**Short problem**
Copy the data that follows, character for character, minus the pictures.

**Dataset excerpt**
========

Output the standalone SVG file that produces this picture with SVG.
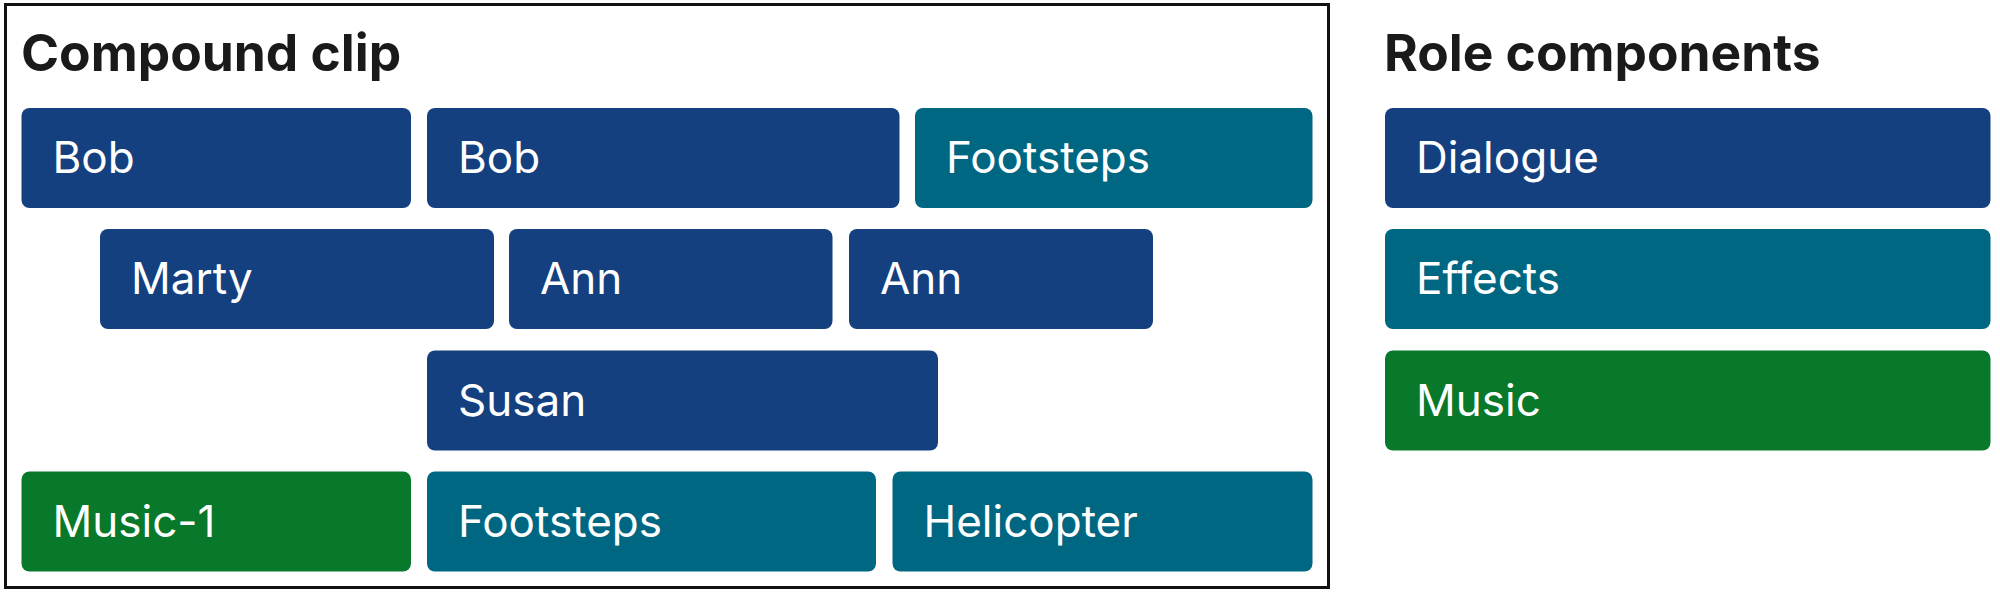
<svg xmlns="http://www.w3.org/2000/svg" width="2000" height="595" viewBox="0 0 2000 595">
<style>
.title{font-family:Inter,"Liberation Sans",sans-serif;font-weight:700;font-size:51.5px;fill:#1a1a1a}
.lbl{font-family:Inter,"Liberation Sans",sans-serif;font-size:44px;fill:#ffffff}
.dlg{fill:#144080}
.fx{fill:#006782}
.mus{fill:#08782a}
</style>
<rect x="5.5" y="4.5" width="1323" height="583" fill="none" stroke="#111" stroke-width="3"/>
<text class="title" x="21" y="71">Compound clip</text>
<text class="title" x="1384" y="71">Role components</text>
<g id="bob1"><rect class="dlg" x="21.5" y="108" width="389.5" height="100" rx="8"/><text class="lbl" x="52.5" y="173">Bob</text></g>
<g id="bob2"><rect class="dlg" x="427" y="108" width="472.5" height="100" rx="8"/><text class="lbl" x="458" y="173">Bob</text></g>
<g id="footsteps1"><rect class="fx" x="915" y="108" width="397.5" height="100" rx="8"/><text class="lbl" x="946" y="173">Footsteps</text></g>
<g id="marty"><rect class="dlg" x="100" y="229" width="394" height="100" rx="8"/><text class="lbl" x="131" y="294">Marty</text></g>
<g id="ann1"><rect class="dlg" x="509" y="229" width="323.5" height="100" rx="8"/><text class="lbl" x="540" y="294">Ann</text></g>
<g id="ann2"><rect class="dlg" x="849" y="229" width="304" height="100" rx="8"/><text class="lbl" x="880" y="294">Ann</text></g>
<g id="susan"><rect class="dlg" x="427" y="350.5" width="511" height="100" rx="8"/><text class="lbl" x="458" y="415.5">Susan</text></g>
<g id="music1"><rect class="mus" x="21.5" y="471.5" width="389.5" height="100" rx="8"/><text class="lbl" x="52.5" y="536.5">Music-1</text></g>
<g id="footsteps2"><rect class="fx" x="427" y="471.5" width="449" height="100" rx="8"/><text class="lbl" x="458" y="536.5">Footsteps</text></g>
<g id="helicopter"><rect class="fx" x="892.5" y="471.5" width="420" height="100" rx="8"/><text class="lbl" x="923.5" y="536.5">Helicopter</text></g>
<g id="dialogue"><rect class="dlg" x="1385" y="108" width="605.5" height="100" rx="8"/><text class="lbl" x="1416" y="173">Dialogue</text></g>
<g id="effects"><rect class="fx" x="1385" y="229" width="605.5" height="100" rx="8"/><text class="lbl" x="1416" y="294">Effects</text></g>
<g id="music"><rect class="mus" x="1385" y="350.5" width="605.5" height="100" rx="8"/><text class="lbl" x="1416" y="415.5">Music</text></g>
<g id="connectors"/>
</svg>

========

**Solution to this exercise**
Output the standalone SVG file that produces this picture with SVG.
<svg xmlns="http://www.w3.org/2000/svg" width="2000" height="595" viewBox="0 0 2000 595">
<style>
.title{font-family:Inter,"Liberation Sans",sans-serif;font-weight:700;font-size:51.5px;fill:#1a1a1a}
.lbl{font-family:Inter,"Liberation Sans",sans-serif;font-size:44px;fill:#ffffff}
.dlg{fill:#144080}
.fx{fill:#006782}
.mus{fill:#08782a}
</style>
<rect x="5.5" y="4.5" width="1323" height="583" fill="none" stroke="#111" stroke-width="3"/>
<text class="title" x="21" y="71">Compound clip</text>
<text class="title" x="1384" y="71">Role components</text>
<g id="bob1"><rect class="dlg" x="21.5" y="108" width="389.5" height="100" rx="8"/><text class="lbl" x="52.5" y="173">Bob</text></g>
<g id="bob2"><rect class="dlg" x="427" y="108" width="472.5" height="100" rx="8"/><text class="lbl" x="458" y="173">Bob</text></g>
<g id="footsteps1"><rect class="fx" x="915" y="108" width="397.5" height="100" rx="8"/><text class="lbl" x="946" y="173">Footsteps</text></g>
<g id="marty"><rect class="dlg" x="100" y="229" width="394" height="100" rx="8"/><text class="lbl" x="131" y="294">Marty</text></g>
<g id="ann1"><rect class="dlg" x="509" y="229" width="323.5" height="100" rx="8"/><text class="lbl" x="540" y="294">Ann</text></g>
<g id="ann2"><rect class="dlg" x="849" y="229" width="304" height="100" rx="8"/><text class="lbl" x="880" y="294">Ann</text></g>
<g id="susan"><rect class="dlg" x="427" y="350.5" width="511" height="100" rx="8"/><text class="lbl" x="458" y="415.5">Susan</text></g>
<g id="music1"><rect class="mus" x="21.5" y="471.5" width="389.5" height="100" rx="8"/><text class="lbl" x="52.5" y="536.5">Music-1</text></g>
<g id="footsteps2"><rect class="fx" x="427" y="471.5" width="449" height="100" rx="8"/><text class="lbl" x="458" y="536.5">Footsteps</text></g>
<g id="helicopter"><rect class="fx" x="892.5" y="471.5" width="420" height="100" rx="8"/><text class="lbl" x="923.5" y="536.5">Helicopter</text></g>
<g id="dialogue"><rect class="dlg" x="1385" y="108" width="605.5" height="100" rx="8"/><text class="lbl" x="1416" y="173">Dialogue</text></g>
<g id="effects"><rect class="fx" x="1385" y="229" width="605.5" height="100" rx="8"/><text class="lbl" x="1416" y="294">Effects</text></g>
<g id="music"><rect class="mus" x="1385" y="350.5" width="605.5" height="100" rx="8"/><text class="lbl" x="1416" y="415.5">Music</text></g>
<g id="connectors"/>
</svg>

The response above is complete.